In April 2024, TFIF announced the fourth quarter dividend at 3.96p per share, bringing the overall dividend declared for the year to 9.96 pence per share. This is above its policy level of 8p per annum and is the highest annual dividend that TFIF has paid since its inception in 2013. Its chairman says that the strategy of investing in higher yielding floating rate asset-backed securities in a higher interest rate environment has enabled TFIF to deliver these dividends, as substantially all excess investment income is paid out each year.

Discount and share issuance

TFIF traded at a narrow discount to NAV for most of the year, with a discount of 0.47% at the beginning of the reporting period and a discount of 3.67% at the end of March 2024. The company issued 29.8m new shares between April 2023 and the end of June 2023. No shares were bought back during the reporting period.

Market outlook

TFIF says that market expectations for rates to remain higher for longer should continue to support strong demand for ABS and performance over the medium term.
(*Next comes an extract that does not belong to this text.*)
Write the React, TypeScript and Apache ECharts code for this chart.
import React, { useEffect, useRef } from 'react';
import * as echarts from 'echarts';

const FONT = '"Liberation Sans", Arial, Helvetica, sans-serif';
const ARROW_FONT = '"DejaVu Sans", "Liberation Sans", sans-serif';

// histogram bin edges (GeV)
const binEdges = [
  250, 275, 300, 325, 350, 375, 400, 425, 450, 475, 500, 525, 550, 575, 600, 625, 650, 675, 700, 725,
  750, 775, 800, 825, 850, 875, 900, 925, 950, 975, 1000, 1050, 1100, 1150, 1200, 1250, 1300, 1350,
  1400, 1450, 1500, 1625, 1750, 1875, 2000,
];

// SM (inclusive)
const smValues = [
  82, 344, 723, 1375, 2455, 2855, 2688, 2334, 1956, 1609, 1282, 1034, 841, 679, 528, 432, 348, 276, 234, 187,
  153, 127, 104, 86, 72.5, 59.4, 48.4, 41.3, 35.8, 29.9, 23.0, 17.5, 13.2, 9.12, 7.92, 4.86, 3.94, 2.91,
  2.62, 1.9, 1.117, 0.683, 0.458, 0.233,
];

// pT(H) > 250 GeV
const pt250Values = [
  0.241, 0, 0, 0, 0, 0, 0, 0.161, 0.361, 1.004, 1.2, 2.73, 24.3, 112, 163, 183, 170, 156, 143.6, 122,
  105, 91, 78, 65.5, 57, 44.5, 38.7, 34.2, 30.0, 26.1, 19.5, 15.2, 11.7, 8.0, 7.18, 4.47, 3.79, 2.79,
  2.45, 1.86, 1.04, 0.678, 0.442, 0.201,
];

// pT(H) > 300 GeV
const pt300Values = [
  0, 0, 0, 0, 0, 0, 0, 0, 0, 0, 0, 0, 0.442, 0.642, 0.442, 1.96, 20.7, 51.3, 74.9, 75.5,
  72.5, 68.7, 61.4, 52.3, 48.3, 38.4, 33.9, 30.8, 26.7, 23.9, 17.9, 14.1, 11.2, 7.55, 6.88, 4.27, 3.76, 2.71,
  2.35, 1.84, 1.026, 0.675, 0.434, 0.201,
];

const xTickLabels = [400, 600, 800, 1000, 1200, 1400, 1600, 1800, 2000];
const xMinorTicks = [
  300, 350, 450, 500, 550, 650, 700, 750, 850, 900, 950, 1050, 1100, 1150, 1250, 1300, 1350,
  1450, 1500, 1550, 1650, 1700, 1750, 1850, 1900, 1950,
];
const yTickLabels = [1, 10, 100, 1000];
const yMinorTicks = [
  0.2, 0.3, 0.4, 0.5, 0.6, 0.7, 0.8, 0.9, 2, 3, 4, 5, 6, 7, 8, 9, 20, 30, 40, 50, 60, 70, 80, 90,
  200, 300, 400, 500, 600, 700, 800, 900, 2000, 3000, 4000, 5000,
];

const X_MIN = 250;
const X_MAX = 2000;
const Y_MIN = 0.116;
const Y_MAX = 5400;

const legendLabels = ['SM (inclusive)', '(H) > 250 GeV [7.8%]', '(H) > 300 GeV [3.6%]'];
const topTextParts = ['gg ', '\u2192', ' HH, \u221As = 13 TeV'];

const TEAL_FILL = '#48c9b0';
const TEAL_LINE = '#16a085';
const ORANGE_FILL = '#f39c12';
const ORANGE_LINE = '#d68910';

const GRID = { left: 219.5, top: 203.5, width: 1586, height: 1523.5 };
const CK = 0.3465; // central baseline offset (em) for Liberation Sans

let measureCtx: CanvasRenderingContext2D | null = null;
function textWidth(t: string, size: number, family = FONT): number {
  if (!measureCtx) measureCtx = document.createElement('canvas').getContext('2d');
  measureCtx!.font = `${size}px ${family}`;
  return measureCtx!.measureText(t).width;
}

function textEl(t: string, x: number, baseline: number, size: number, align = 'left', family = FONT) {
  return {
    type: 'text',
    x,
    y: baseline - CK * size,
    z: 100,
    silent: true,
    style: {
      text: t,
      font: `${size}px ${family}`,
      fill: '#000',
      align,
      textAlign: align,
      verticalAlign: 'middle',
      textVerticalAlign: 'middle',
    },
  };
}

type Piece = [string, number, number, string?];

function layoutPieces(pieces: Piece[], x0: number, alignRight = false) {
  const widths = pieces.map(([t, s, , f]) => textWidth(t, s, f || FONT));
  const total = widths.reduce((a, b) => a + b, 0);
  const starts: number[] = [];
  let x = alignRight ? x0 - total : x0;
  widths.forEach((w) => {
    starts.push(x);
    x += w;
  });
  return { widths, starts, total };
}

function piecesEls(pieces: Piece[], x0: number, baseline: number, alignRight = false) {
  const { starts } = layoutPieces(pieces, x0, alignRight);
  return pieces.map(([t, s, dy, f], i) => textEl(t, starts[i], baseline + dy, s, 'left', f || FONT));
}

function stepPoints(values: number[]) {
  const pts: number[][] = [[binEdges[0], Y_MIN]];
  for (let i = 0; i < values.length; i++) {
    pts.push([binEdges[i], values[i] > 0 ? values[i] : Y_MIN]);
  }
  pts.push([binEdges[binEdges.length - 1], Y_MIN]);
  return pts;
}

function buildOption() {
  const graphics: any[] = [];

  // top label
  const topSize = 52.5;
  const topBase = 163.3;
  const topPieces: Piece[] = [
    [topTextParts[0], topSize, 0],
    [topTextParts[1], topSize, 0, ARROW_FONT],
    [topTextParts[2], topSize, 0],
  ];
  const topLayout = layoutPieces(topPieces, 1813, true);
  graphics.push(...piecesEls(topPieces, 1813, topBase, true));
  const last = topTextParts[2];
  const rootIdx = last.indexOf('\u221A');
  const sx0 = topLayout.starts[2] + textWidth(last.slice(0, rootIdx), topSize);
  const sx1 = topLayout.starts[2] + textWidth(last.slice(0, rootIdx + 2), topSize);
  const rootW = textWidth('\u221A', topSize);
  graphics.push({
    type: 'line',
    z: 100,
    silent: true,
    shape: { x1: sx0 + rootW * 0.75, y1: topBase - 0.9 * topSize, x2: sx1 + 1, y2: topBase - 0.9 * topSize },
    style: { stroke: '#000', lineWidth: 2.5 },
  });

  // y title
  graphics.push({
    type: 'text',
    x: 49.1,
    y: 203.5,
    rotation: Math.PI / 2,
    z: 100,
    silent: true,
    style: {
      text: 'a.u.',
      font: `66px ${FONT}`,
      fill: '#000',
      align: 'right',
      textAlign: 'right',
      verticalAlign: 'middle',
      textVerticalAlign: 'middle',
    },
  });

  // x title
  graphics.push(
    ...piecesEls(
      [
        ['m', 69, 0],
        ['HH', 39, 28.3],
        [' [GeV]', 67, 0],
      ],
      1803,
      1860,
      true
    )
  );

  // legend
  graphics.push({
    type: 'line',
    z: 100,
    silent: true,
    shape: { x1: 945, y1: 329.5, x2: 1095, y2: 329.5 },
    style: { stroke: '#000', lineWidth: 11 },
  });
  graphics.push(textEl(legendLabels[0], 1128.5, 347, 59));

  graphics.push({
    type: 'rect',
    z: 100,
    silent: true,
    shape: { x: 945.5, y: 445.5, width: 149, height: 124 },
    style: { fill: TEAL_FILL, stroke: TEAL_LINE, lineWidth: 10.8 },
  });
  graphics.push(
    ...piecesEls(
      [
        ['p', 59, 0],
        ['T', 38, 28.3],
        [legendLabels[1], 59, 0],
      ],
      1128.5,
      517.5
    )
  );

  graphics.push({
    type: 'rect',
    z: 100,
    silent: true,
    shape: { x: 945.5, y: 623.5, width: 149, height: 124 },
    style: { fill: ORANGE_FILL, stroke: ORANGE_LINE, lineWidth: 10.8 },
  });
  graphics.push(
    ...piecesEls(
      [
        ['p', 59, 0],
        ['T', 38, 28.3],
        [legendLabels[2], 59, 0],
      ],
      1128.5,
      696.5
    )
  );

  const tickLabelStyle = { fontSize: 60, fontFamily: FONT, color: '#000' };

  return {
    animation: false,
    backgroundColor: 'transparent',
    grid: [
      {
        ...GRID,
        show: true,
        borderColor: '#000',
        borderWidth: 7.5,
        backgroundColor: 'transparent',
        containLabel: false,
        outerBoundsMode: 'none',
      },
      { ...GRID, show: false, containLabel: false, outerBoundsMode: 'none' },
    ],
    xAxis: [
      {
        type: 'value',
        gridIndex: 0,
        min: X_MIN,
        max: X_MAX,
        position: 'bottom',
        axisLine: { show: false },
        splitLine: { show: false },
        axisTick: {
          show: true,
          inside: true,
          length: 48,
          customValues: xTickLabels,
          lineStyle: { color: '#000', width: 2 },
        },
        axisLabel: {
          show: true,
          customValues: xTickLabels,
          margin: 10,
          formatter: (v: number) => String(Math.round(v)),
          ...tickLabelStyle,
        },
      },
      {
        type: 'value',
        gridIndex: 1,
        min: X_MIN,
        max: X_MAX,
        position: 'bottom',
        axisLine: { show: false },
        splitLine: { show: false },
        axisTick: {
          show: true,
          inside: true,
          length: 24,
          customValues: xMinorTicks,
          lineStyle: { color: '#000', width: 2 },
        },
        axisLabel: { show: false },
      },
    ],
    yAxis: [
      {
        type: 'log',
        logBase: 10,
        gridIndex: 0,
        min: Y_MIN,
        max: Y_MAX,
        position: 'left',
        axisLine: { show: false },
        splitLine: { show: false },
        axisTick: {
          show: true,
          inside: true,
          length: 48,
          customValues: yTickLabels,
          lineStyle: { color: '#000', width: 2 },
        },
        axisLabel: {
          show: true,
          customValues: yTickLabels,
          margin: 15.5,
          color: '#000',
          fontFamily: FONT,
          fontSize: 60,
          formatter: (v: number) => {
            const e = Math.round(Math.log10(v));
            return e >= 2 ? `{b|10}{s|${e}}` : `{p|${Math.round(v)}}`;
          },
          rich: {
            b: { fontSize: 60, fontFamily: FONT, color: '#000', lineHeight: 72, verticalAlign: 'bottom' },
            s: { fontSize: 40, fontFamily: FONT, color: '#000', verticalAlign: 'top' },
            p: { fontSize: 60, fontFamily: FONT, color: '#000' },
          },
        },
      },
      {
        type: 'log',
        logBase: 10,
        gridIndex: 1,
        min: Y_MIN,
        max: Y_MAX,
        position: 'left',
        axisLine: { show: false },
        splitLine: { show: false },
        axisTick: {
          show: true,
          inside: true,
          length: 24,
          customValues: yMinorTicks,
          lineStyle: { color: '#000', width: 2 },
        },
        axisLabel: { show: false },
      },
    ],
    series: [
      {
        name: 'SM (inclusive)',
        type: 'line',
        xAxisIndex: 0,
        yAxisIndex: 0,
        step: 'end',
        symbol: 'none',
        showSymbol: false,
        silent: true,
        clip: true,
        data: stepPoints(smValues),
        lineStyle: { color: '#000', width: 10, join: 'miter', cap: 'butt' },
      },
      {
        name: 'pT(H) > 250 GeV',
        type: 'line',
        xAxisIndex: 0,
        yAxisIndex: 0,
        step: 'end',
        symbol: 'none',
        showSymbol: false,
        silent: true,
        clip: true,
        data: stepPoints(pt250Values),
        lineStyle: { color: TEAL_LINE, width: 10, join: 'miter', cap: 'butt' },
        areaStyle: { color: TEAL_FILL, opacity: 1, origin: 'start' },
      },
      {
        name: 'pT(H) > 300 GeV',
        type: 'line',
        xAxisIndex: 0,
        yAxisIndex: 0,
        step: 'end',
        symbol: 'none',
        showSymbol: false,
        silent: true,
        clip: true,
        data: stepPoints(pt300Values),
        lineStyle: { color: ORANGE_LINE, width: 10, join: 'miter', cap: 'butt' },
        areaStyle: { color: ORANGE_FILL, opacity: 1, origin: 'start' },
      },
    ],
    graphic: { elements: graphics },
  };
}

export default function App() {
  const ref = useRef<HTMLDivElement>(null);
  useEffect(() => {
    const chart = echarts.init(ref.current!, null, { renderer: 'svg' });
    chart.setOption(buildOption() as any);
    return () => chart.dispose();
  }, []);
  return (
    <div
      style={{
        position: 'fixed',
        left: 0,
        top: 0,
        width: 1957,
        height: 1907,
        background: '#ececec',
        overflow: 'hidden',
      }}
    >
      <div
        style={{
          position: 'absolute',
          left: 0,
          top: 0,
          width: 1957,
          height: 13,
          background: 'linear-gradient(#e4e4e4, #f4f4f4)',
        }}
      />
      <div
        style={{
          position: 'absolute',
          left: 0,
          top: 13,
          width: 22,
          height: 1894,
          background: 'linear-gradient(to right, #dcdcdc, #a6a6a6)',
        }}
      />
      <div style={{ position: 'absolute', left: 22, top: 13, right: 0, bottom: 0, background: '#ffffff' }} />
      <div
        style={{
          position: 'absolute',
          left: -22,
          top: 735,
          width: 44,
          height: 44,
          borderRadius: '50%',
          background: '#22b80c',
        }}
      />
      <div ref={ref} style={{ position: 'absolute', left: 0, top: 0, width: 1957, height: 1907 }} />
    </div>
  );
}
While acknowledging the benefits of higher rates on the portfolio, TFIF comments that it has delivered dividends within or above the target range of 6p to 9p per share since launch and is confident that it should be able to maintain that record even if, as anticipated, rates start to fall over the next 12 months. The manager says that it continues to see strong demand and supply of ABS, particularly in European CLOs. Over the longer term, geopolitical risk remains a driver of market volatility and the manager sees value in retaining flexibility within the portfolio and maintaining elevated levels of liquidity.

Portfolio events

TFIF’s manager says that it both added and reduced risk to the portfolio on many occasions over the year, mostly by buying and selling longer dated BB-rated CLOs. Due to strong demand, when spreads tightened quickly in BB CLOs, it booked profits for the company’s portfolio and replaced these with primary CLOs at wider spreads and mezzanine ABS in primary. It adds that the portfolio allocation approach has remained broadly unchanged over the course of the year as it favoured secured assets (RMBS and CLOs) over unsecured assets from Western European lenders. The portfolio saw increased allocations to SRT trades over the year, a sector that it believes provides both diversification and an attractive yield to the company.

Although collateral performance has weathered base rate rises well, there have been pockets of deterioration in pre global financial crisis RMBS and office CMBS in the manager’s view. CMBS exposure has been reduced to 3.3% from 4.8% in the previous year, also reducing non-conforming RMBS exposure to 14.5% from 21.7%. The yield ended the year at 12.78%, and the weighted average rating of the company’s portfolio has remained stable at B.

Portfolio strategy

The manager says that its focus during the year was, and will continue to be, on investing in higher-yielding floating-rate ABS, which, in an environment of higher-for-longer rates, should continue to deliver ongoing, attractive levels of income, enabling the company to continue to deliver on its annual target dividend. At the end of the reporting period, the portfolio had a healthy book yield of 11.7% and a mark-to-market yield of 12.8%. Spreads have generally tightened through this year and the manager has crystallised profits on various older investments in favour of primary supply.

The manager says that it believes that fundamental performance will likely deteriorate (not least due to increasing consumer arrears and corporate defaults), and with the elevated geopolitical risk (further escalations of the conflicts in Ukraine and the Middle East, along with the UK, French and US elections impacting market volatility), it favours secured collateral (mortgages, senior secured corporate loans, auto loans, etc) from Western European countries, where governments have a proven track record in supporting consumers and corporates during recessions. As mitigation from the effects of market volatility, it prefers bonds with relatively short spread durations and values the flexibility of having more liquidity and low levels of gearing. It adds that liquidity which TFIF has available could be deployed in the event of elevated market stress to take advantage of any investment opportunities. It remains cautious about CMBS and unsecured consumer risk. With the increasing number of banks issuing highly regarded SRT transactions, thereby releasing regulatory capital, it expects that TFIF’s allocation in SRT will grow in preference to making further investments in junior or equity RMBS.